My blank screen is a classic case of too many good intentions coming together to result in nothing good at all:  kind of like mixing all the play dough colors together.  So I remind myself:  Keep It Simple, S…anta.

Last week, I retweeted Gabrielle Bernstein:  "When you think you need to do more, you probably need to do less."

I want to land on the "walkie-walkie" side of the line that delineates the walkers from the talkers.  So, with Gabby's wisdom in mind, I am going to publish this post even though my brain is telling me I need to do more with it, say more in it, be funnier in it, move a couple more mountains with it...and to do so in fewer words.

It's not always easy for me to drop into my heart, but when I do, I know that I am enough.  This post is enough.

That switch--that decision to act from our hearts instead of our heads--that's what the holidays are all about, isn't it?

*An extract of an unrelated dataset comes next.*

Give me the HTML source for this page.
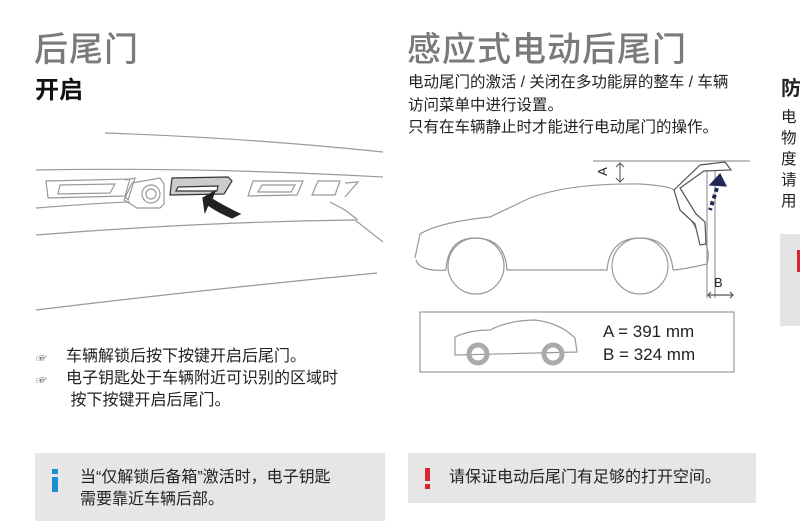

That's what life is all about.

So when I say I want to simplify this holiday season, what I actually mean is that I want to act from my heart, not from my head.

I think a lot of us feel pressured to "make the most" of the holiday season by crafting like Martha Stewart, baking like Mrs Claus, gifting like Santa, volunteering like Jesus, all the while caroling like Buddy the Elf even though we feel as frazzled as the guy who says "hanging Christmas lights" in the 12 days of Christmas song.

Frankly, I don't think it matters how MUCH or how LITTLE we do for the holidays.  I think that ALL that matters is that we are acting from our hearts and not from our heads.

So if you love craft-wizardry like Martha, then deck those halls, baby.  If you love to cook, then don ye now your gay apparel and BAKE, baby--BAKE.  If gift-giving is your love language and you have the resources, then oh by gosh, by jingle:  knock yourself out, channel Oprah and give EVERYBODY a car.

But if you're giving or decking or baking or crafting because that's what your brain THINKS you "should" do, then please breathe deeply and "think" again.  Listen with your heart this time.  And you'll know whether you aught to finish baking those cookies or just lay on the floor covered in flour and sugar,  eating the batter and pondering where, exactly, Frosty the Snowman GOES when he waves goodbye singing, "don't you cry."

Perhaps an even better holiday mantra than "Simplify, Simplify" might be "From the heart!  From the heart!."

On the likely chance that we FORGET that this is our mantra, I propose that we sing "From the heart!  From the heart!" to the tune of "HEE-HAW, HEE-HAW," a classic line in the "Dominick the Italian Christmas Donkey" song.

That will guarantee that it gets stuck in our heads, at least through New Year's.